* [Short problem] The exercise asks you to copy every line below in which "with" appears.
** start of Given information **
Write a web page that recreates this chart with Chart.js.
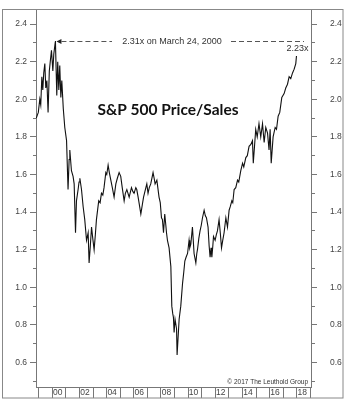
<!DOCTYPE html>
<html>
<head>
<meta charset="utf-8">
<script src="https://cdn.jsdelivr.net/npm/chart.js@4.4.1/dist/chart.umd.min.js"></script>
<style>
  body { margin: 0; background: #fff; }
</style>
</head>
<body>
<canvas id="psChart" width="350" height="412"></canvas>
<script>
// S&P 500 price/sales ratio (decimal years)
const dates = [
  1998.82, 1998.97, 1999.08, 1999.15, 1999.23, 1999.30, 1999.37, 1999.45, 1999.52, 1999.60,
  1999.69, 1999.78, 1999.85, 1999.94, 2000.04, 2000.11, 2000.23, 2000.33, 2000.40, 2000.48,
  2000.55, 2000.63, 2000.70, 2000.81, 2000.92, 2001.05, 2001.16, 2001.24, 2001.29, 2001.41,
  2001.53, 2001.61, 2001.71, 2001.78, 2001.90, 2001.97, 2002.03, 2002.15, 2002.27, 2002.39,
  2002.52, 2002.64, 2002.71, 2002.80, 2002.89, 2002.98, 2003.08, 2003.17, 2003.25, 2003.35,
  2003.42, 2003.52, 2003.62, 2003.72, 2003.81, 2003.94, 2004.01, 2004.11, 2004.20, 2004.31,
  2004.42, 2004.55, 2004.68, 2004.79, 2004.92, 2005.04, 2005.15, 2005.29, 2005.38, 2005.49,
  2005.66, 2005.83, 2005.93, 2006.02, 2006.15, 2006.22, 2006.32, 2006.41, 2006.52, 2006.63,
  2006.72, 2006.89, 2006.96, 2007.05, 2007.14, 2007.25, 2007.42, 2007.50, 2007.57, 2007.70,
  2007.77, 2007.86, 2007.95, 2008.04, 2008.11, 2008.19, 2008.28, 2008.36, 2008.41, 2008.48,
  2008.60, 2008.73, 2008.80, 2008.87, 2008.92, 2008.97, 2009.04, 2009.15, 2009.19, 2009.34,
  2009.46, 2009.59, 2009.68, 2009.76, 2009.85, 2009.96, 2010.07, 2010.12, 2010.20, 2010.32,
  2010.44, 2010.57, 2010.64, 2010.69, 2010.79, 2010.88, 2010.97, 2011.06, 2011.18, 2011.27,
  2011.35, 2011.47, 2011.55, 2011.62, 2011.69, 2011.75, 2011.82, 2011.87, 2011.99, 2012.08,
  2012.16, 2012.28, 2012.37, 2012.46, 2012.55, 2012.65, 2012.78, 2012.90, 2013.02, 2013.11,
  2013.22, 2013.29, 2013.39, 2013.51, 2013.64, 2013.73, 2013.88, 2014.01, 2014.10, 2014.25,
  2014.36, 2014.49, 2014.62, 2014.74, 2014.80, 2014.98, 2015.09, 2015.22, 2015.35, 2015.48,
  2015.60, 2015.72, 2015.85, 2015.96, 2016.04, 2016.12, 2016.26, 2016.41, 2016.51, 2016.63,
  2016.75, 2016.90, 2017.07, 2017.19, 2017.32, 2017.44, 2017.56, 2017.69, 2017.81, 2017.93,
  2017.98
];
const priceToSales = [
  1.90, 1.93, 2.00, 1.97, 2.12, 2.05, 2.14, 2.19, 2.06, 2.10,
  1.93, 2.15, 2.20, 2.26, 2.15, 2.24, 2.31, 2.02, 2.20, 2.05,
  2.18, 2.01, 2.10, 1.95, 1.85, 1.78, 1.52, 1.68, 1.73, 1.62,
  1.59, 1.55, 1.29, 1.46, 1.52, 1.56, 1.58, 1.52, 1.43, 1.36,
  1.25, 1.29, 1.13, 1.22, 1.32, 1.26, 1.20, 1.28, 1.36, 1.42,
  1.46, 1.45, 1.50, 1.49, 1.53, 1.61, 1.60, 1.65, 1.61, 1.57,
  1.53, 1.48, 1.55, 1.58, 1.61, 1.59, 1.53, 1.46, 1.50, 1.52,
  1.48, 1.53, 1.51, 1.50, 1.53, 1.52, 1.48, 1.44, 1.39, 1.44,
  1.48, 1.53, 1.55, 1.50, 1.53, 1.55, 1.61, 1.58, 1.55, 1.57,
  1.53, 1.48, 1.45, 1.37, 1.36, 1.29, 1.39, 1.33, 1.29, 1.25,
  1.21, 1.11, 0.90, 0.86, 0.84, 0.76, 0.83, 0.78, 0.64, 0.83,
  0.90, 1.02, 1.08, 1.14, 1.16, 1.18, 1.25, 1.21, 1.23, 1.32,
  1.18, 1.13, 1.18, 1.20, 1.26, 1.30, 1.33, 1.37, 1.41, 1.38,
  1.37, 1.32, 1.22, 1.16, 1.21, 1.16, 1.22, 1.27, 1.25, 1.28,
  1.30, 1.36, 1.29, 1.21, 1.25, 1.29, 1.37, 1.32, 1.41, 1.43,
  1.46, 1.45, 1.52, 1.53, 1.57, 1.56, 1.62, 1.66, 1.64, 1.69,
  1.70, 1.75, 1.76, 1.78, 1.66, 1.84, 1.80, 1.87, 1.80, 1.87,
  1.77, 1.85, 1.82, 1.73, 1.84, 1.66, 1.80, 1.85, 1.84, 1.91,
  1.93, 2.01, 2.03, 2.06, 2.08, 2.12, 2.11, 2.14, 2.16, 2.19,
  2.23
];

// axis ticks
const xTickYears = [1999, 2000, 2001, 2002, 2003, 2004, 2005, 2006, 2007, 2008, 2009,
  2010, 2011, 2012, 2013, 2014, 2015, 2016, 2017, 2018, 2019];
const xTickLabels = ['', '00', '', '02', '', '04', '', '06', '', '08', '',
  '10', '', '12', '', '14', '', '16', '', '18', ''];
const yTickValues = [0.5, 0.6, 0.7, 0.8, 0.9, 1.0, 1.1, 1.2, 1.3, 1.4, 1.5, 1.6, 1.7, 1.8,
  1.9, 2.0, 2.1, 2.2, 2.3, 2.4];
const yTickLabels = ['', '0.6', '', '0.8', '', '1.0', '', '1.2', '', '1.4', '', '1.6', '',
  '1.8', '', '2.0', '', '2.2', '', '2.4'];

const peakDate = 2000.23;
const peakValue = 2.31;
const peakText = '2.31x on March 24, 2000';
const lastText = '2.23x';

const axisGrey = '#777';
const labelGrey = '#444';
const tickFont = { family: 'Liberation Sans, Arial, sans-serif', size: 8.5 };

function yAxis(position, pad) {
  return {
    type: 'linear',
    position: position,
    min: 0.47,
    max: 2.48,
    afterBuildTicks: scale => { scale.ticks = yTickValues.map(v => ({ value: v })); },
    afterFit: scale => {
      scale.width = position === 'left' ? 36 : 39;
      scale.paddingTop = 0;
      scale.paddingBottom = 0;
    },
    border: { display: true, color: axisGrey, width: 1 },
    grid: {
      drawOnChartArea: false,
      drawTicks: true,
      tickLength: 6,
      tickColor: axisGrey,
      // minor ticks: only the half next to the axis
      tickBorderDash: ctx => {
        const major = yTickLabels[ctx.index] !== '';
        if (major) return [];
        return position === 'left' ? [0, 3, 3, 100] : [3, 100];
      }
    },
    ticks: {
      autoSkip: false,
      padding: pad,
      color: labelGrey,
      font: tickFont,
      callback: (v, i) => yTickLabels[i]
    }
  };
}

// frame and notes on top of the chart
const notesPlugin = {
  id: 'notes',
  afterDraw(chart) {
    const { ctx, scales } = chart;
    const x = scales.x, y = scales.y;
    ctx.save();

    // outer frame
    ctx.strokeStyle = '#888';
    ctx.lineWidth = 1;
    ctx.strokeRect(2.5, 9.5, 340.5, 388.5);

    // peak note with arrow and dashed leader
    const px = x.getPixelForValue(peakDate);
    const py = Math.round(y.getPixelForValue(peakValue)) + 0.5;
    ctx.fillStyle = '#222';
    ctx.beginPath();
    ctx.moveTo(px + 1, py);
    ctx.lineTo(px + 6, py - 2.5);
    ctx.lineTo(px + 6, py + 2.5);
    ctx.closePath();
    ctx.fill();

    ctx.strokeStyle = '#555';
    ctx.setLineDash([5, 3]);
    ctx.beginPath();
    ctx.moveTo(px + 6, py);
    ctx.lineTo(112, py);
    ctx.moveTo(231, py);
    ctx.lineTo(304, py);
    ctx.stroke();
    ctx.setLineDash([]);

    ctx.font = '9px Liberation Sans, Arial, sans-serif';
    ctx.fillStyle = '#333';
    ctx.textBaseline = 'middle';
    ctx.textAlign = 'center';
    ctx.fillText(peakText, 172, py);

    // last value
    const lx = x.getPixelForValue(dates[dates.length - 1]);
    ctx.fillText(lastText, lx + 1, 49);

    // title
    ctx.font = 'bold 15.5px Lato, sans-serif';
    ctx.fillStyle = '#111';
    ctx.fillText('S&P 500 Price/Sales', 168, 110);

    // source
    ctx.font = '6.5px Liberation Sans, Arial, sans-serif';
    ctx.textAlign = 'right';
    ctx.fillStyle = '#333';
    ctx.fillText('\u00a9 2017 The Leuthold Group', 308, 382);

    ctx.restore();
  }
};

new Chart(document.getElementById('psChart').getContext('2d'), {
  type: 'line',
  data: {
    datasets: [{
      data: dates.map((d, i) => ({ x: d, y: priceToSales[i] })),
      borderColor: '#111',
      borderWidth: 1.1,
      pointRadius: 0,
      tension: 0,
      fill: false,
      yAxisID: 'y'
    }]
  },
  options: {
    responsive: false,
    animation: false,
    layout: { padding: { top: 9, bottom: 14, left: 0, right: 0 } },
    plugins: {
      legend: { display: false },
      tooltip: { enabled: false }
    },
    scales: {
      x: {
        type: 'linear',
        min: 1998.8,
        max: 2019.05,
        afterBuildTicks: scale => { scale.ticks = xTickYears.map(v => ({ value: v })); },
        afterFit: scale => {
          scale.height = 11;
          scale.paddingLeft = 0;
          scale.paddingRight = 0;
        },
        border: { display: true, color: axisGrey, width: 1 },
        grid: {
          drawOnChartArea: false,
          drawTicks: true,
          tickLength: 11,
          tickColor: axisGrey
        },
        ticks: {
          autoSkip: false,
          maxRotation: 0,
          padding: -10,
          labelOffset: 5.5,
          color: labelGrey,
          font: tickFont,
          callback: (v, i) => xTickLabels[i]
        }
      },
      y: yAxis('left', 3),
      y2: yAxis('right', 13)
    }
  },
  plugins: [notesPlugin]
});
</script>
</body>
</html>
** end of Given information **
* [Written response]
Write a web page that recreates this chart with Chart.js.
    // peak note with arrow and dashed leader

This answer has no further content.